Thursday, December 2, 2010

A FEW OLDIES: PARTIR, C'EST MOURIR UN PEU

The night sky was purple. The tinges of coconut leaves broke out in violet slashes that disappeared into a musty black. Down the small tarred lane I could see the yellow pool of sodium vapour light shimmering eerily, lighting up the various greens that clung to it for support. The leaves of the jackfruit tree next door covered the little strip of lawn we had, sadly neglected and left to ruin. I could see the pink of the arali flowers on the beautifully kept huge garden of my other next door’s. The wind whistled through the veppu leaves (again next door, our lawn is pathetically small and is abode to no tree), and nestled among our tulsis. I smelt in the odour of the tulsi greedily. It was one of the various fragrances that I associate with home.

My feet were pressed against the outdoor-tiled floor of our car porch; my errand of locking up the gates conveniently forgotten as I gazed up and around me.

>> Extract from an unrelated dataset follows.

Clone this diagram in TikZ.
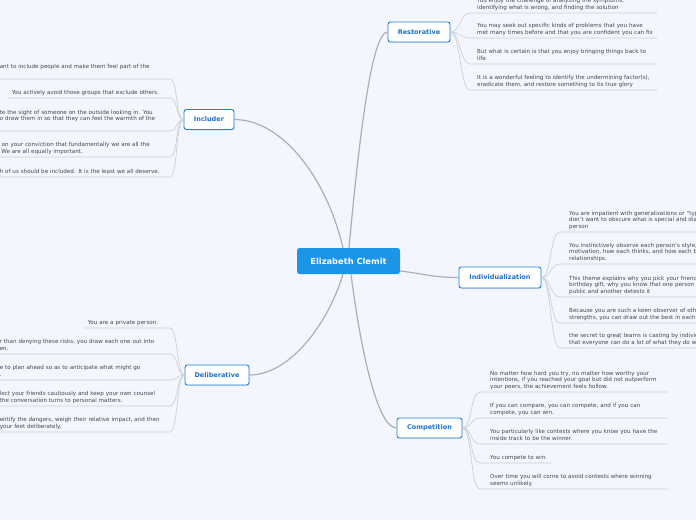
\documentclass[tikz,border=0pt]{standalone}
\usepackage{fontspec}
\setmainfont{DejaVu Sans}
\usetikzlibrary{shadows}
\definecolor{bgc}{HTML}{F3F6FE}
\definecolor{cfill}{HTML}{1B96E6}
\definecolor{mborder}{HTML}{1F80E0}
\definecolor{mtext}{HTML}{1A73D0}
\definecolor{connc}{HTML}{AFAFAF}
\definecolor{leafc}{HTML}{D0D0D0}
\definecolor{leaftext}{HTML}{474747}
\newcommand{\lfr}[1]{\mbox{#1\strut}}
\begin{document}
\begin{tikzpicture}[x=1pt,y=-1pt,
  centerbox/.style={fill=cfill, rounded corners=2.5pt, text=white,
    font=\bfseries\fontsize{8.3}{10}\selectfont, minimum width=103pt,
    minimum height=26pt, inner sep=0pt},
  topic/.style={draw=mborder, line width=0.9pt, fill=white, rounded corners=2.5pt,
    text=mtext, font=\bfseries\fontsize{6.5}{8}\selectfont, minimum height=20pt,
    inner sep=0pt, drop shadow={shadow xshift=0.4pt, shadow yshift=-0.8pt, opacity=0.25}},
  leaf/.style={text=leaftext, font=\fontsize{5.6}{6.5}\selectfont, align=left,
    inner ysep=1.5pt, text width=#1},
  conn/.style={draw=connc, line width=1.2pt},
  lconn/.style={draw=leafc, line width=0.7pt}
]
\useasboundingbox (0,0) rectangle (696,520);
\fill[bgc] (0,0) rectangle (696,520);
\clip (0,0) rectangle (696,520);

% central and topic nodes
\node[centerbox] (c) at (348.5,261) {Elizabeth Clemit};
\node[topic, minimum width=62pt] (R) at (419,32) {Restorative};
\node[topic, minimum width=50pt] (I) at (209,119.5) {Includer};
\node[topic, minimum width=82pt, minimum height=21pt] (E) at (500,277.5) {Individualization};
\node[topic, minimum width=64pt] (D) at (217,375) {Deliberative};
\node[topic, minimum width=65pt] (K) at (429.5,428) {Competition};

% main connectors
\draw[conn] ([xshift=-5.5pt]c.north) .. controls +(-18,-75) and +(45,0) .. (I.east);
\draw[conn] ([xshift=0.5pt]c.north) .. controls +(10,-108) and +(-16,0) .. (R.west);
\draw[conn] ([yshift=-10pt]c.east) .. controls +(25,3) and +(-25,0) .. (E.west);
\draw[conn] ([xshift=-5.5pt]c.south) .. controls +(-15,50) and +(40,0) .. (D.east);
\draw[conn] ([xshift=2.5pt]c.south) .. controls +(11,85) and +(-18,0) .. (K.west);

% Restorative leaves
\begin{scope}[every node/.append style={inner xsep=7pt}]
\node[leaf=173pt, anchor=south west] (r1) at (470,13) {\lfr{You enjoy the challenge of analyzing the symptoms,}\\\lfr{identifying what is wrong, and finding the solution}};
\node[leaf=173pt, anchor=south west] (r2) at (470,38) {\lfr{You may seek out specific kinds of problems that you have}\\\lfr{met many times before and that you are confident you can fix}};
\node[leaf=173pt, anchor=south west] (r3) at (470,64) {\lfr{But what is certain is that you enjoy bringing things back to}\\\lfr{life}};
\node[leaf=173pt, anchor=south west] (r4) at (470,90) {\lfr{It is a wonderful feeling to identify the undermining factor(s),}\\\lfr{eradicate them, and restore something to its true glory}};
\end{scope}
\foreach \n in {r1,r2,r3,r4}
  \draw[lconn] (R.east) .. controls +(10,0) and +(-10,0) .. (\n.south west) -- (\n.south east);

% Individualization leaves
\begin{scope}[every node/.append style={inner xsep=9pt}]
\node[leaf=120pt, anchor=south west] (e1) at (560,232) {\lfr{You are impatient with generalizations or “typ}\\\lfr{don't want to obscure what is special and dist}\\\lfr{person}};
\node[leaf=120pt, anchor=south west] (e2) at (560,264) {\lfr{You instinctively observe each person's style,}\\\lfr{motivation, how each thinks, and how each be}\\\lfr{relationships.}};
\node[leaf=120pt, anchor=south west] (e3) at (560,297) {\lfr{This theme explains why you pick your friends}\\\lfr{birthday gift, why you know that one person p}\\\lfr{public and another detests it}};
\node[leaf=120pt, anchor=south west] (e4) at (560,323) {\lfr{Because you are such a keen observer of othe}\\\lfr{strengths, you can draw out the best in each p}};
\node[leaf=120pt, anchor=south west] (e5) at (560,348) {\lfr{the secret to great teams is casting by individ}\\\lfr{that everyone can do a lot of what they do we}};
\end{scope}
\foreach \n in {e1,e2,e3,e4,e5}
  \draw[lconn] (E.east) .. controls +(10,0) and +(-10,0) .. (\n.south west) -- (\n.south east);

% Competition leaves
\begin{scope}[every node/.append style={inner xsep=10pt}]
\node[leaf=168pt, anchor=south west] (k1) at (480,392) {\lfr{No matter how hard you try, no matter how worthy your}\\\lfr{intentions, if you reached your goal but did not outperform}\\\lfr{your peers, the achievement feels hollow.}};
\node[leaf=168pt, anchor=south west] (k2) at (480,418) {\lfr{If you can compare, you can compete, and if you can}\\\lfr{compete, you can win.}};
\node[leaf=168pt, anchor=south west] (k3) at (480,444) {\lfr{You particularly like contests where you know you have the}\\\lfr{inside track to be the winner.}};
\node[leaf=51pt, anchor=south west] (k4) at (480,463) {\lfr{You compete to win.}};
\node[leaf=168pt, anchor=south west] (k5) at (480,489) {\lfr{Over time you will come to avoid contests where winning}\\\lfr{seems unlikely.}};
\end{scope}
\foreach \n in {k1,k2,k3,k4,k5}
  \draw[lconn] (K.east) .. controls +(10,0) and +(-10,0) .. (\n.south west) -- (\n.south east);

% Includer leaves
\begin{scope}[every node/.append style={inner xsep=6pt}]
\node[leaf=164pt, anchor=south east] (i1) at (170,79) {\lfr{ant to include people and make them feel part of the}\\\lfr{}};
\node[leaf=154pt, anchor=south east, inner xsep=4pt] (i2) at (170,98) {\lfr{You actively avoid those groups that exclude others.}};
\node[leaf=164pt, anchor=south east] (i3) at (170,131) {\lfr{te the sight of someone on the outside looking in. You}\\\lfr{o draw them in so that they can feel the warmth of the}\\\lfr{}};
\node[leaf=164pt, anchor=south east] (i4) at (170,157) {\lfr{\hspace{2pt}on your conviction that fundamentally we are all the}\\\lfr{\hspace{1.5pt}We are all equally important.}};
\node[leaf=164pt, anchor=south east] (i5) at (170,177) {\lfr{h of us should be included. It is the least we all deserve.}};
\end{scope}
\foreach \n in {i1,i2,i3,i4,i5}
  \draw[lconn] (I.west) .. controls +(-8,0) and +(8,0) .. (\n.south east) -- (\n.south west);

% Deliberative leaves
\begin{scope}[every node/.append style={inner xsep=6pt}]
\node[leaf=78pt, anchor=south east, inner xsep=4pt] (d1) at (170,328) {\lfr{You are a private person.}};
\node[leaf=164pt, anchor=south east] (d2) at (170,354) {\lfr{r than denying these risks, you draw each one out into}\\\lfr{en.}};
\node[leaf=164pt, anchor=south east] (d3) at (170,380) {\lfr{e to plan ahead so as to anticipate what might go}\\\lfr{.}};
\node[leaf=164pt, anchor=south east] (d4) at (170,406) {\lfr{lect your friends cautiously and keep your own counsel}\\\lfr{the conversation turns to personal matters.}};
\node[leaf=164pt, anchor=south east] (d5) at (170,432) {\lfr{entify the dangers, weigh their relative impact, and then}\\\lfr{your feet deliberately.}};
\end{scope}
\foreach \n in {d1,d2,d3,d4,d5}
  \draw[lconn] (D.west) .. controls +(-8,0) and +(8,0) .. (\n.south east) -- (\n.south west);
\end{tikzpicture}
\end{document}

So familiar, yet so different now. This would perhaps be one of the last times I would lock up. I would go back in, locking the door as well, put the water to boil, make all of us our ritual after-dinner lemon tea, wash up the dinner plates grumbling away freely at the lack of maids, put the day’s newspapers in their stack; I would go upstairs and drop onto the couch in the hall and talk to anyone who’d listen about nothing at all and then, ablutions done, I would go to sleep curling up under my light cotton quilt.

It was a well-worn routine, a routine I couldn’t remember the beginnings of, I mused, as I stood in the porch with the keys in my hand. I absently ran my hand over the rear glass of the car and automatically decided I would wash it tomorrow; it was way too dusty to be out on the road. But then of course, tomorrow would see me far away. The car wouldn’t matter anymore. It was my parents’, as is the house and everything in it. I am breaking away. I will go to a new home, waiting to be furnished. A few months on, I shall buy myself a new car. I shall buy my own books. I remembered that earlier in the day, I’d looked at the teak wood bookcase with its glass doors that never would be rid of dust with a fondness that springs from the knowledge that it is no longer yours. I had steadfastly refused to take pieces of furniture from the house. It wouldn’t be right. The house was just correct the way it was, though it wasn’t mine anymore, so to speak. I would want to come back and find everything the same way.

It is still all yours, mother had said, when I’d told her about my feeling like a guest in my own house. Of course, it is not mine. I had me defined in the glossy sheen of the metro I was going to. There was no little strip of lawn there nor the odour of tulsi leaves. My minimalist theme for furniture would be glass and steel. No old teak wood, with doors that wouldn’t be rid of dust.

Would the sky there be purple too? I wondered as I locked up and went to my lemon tea.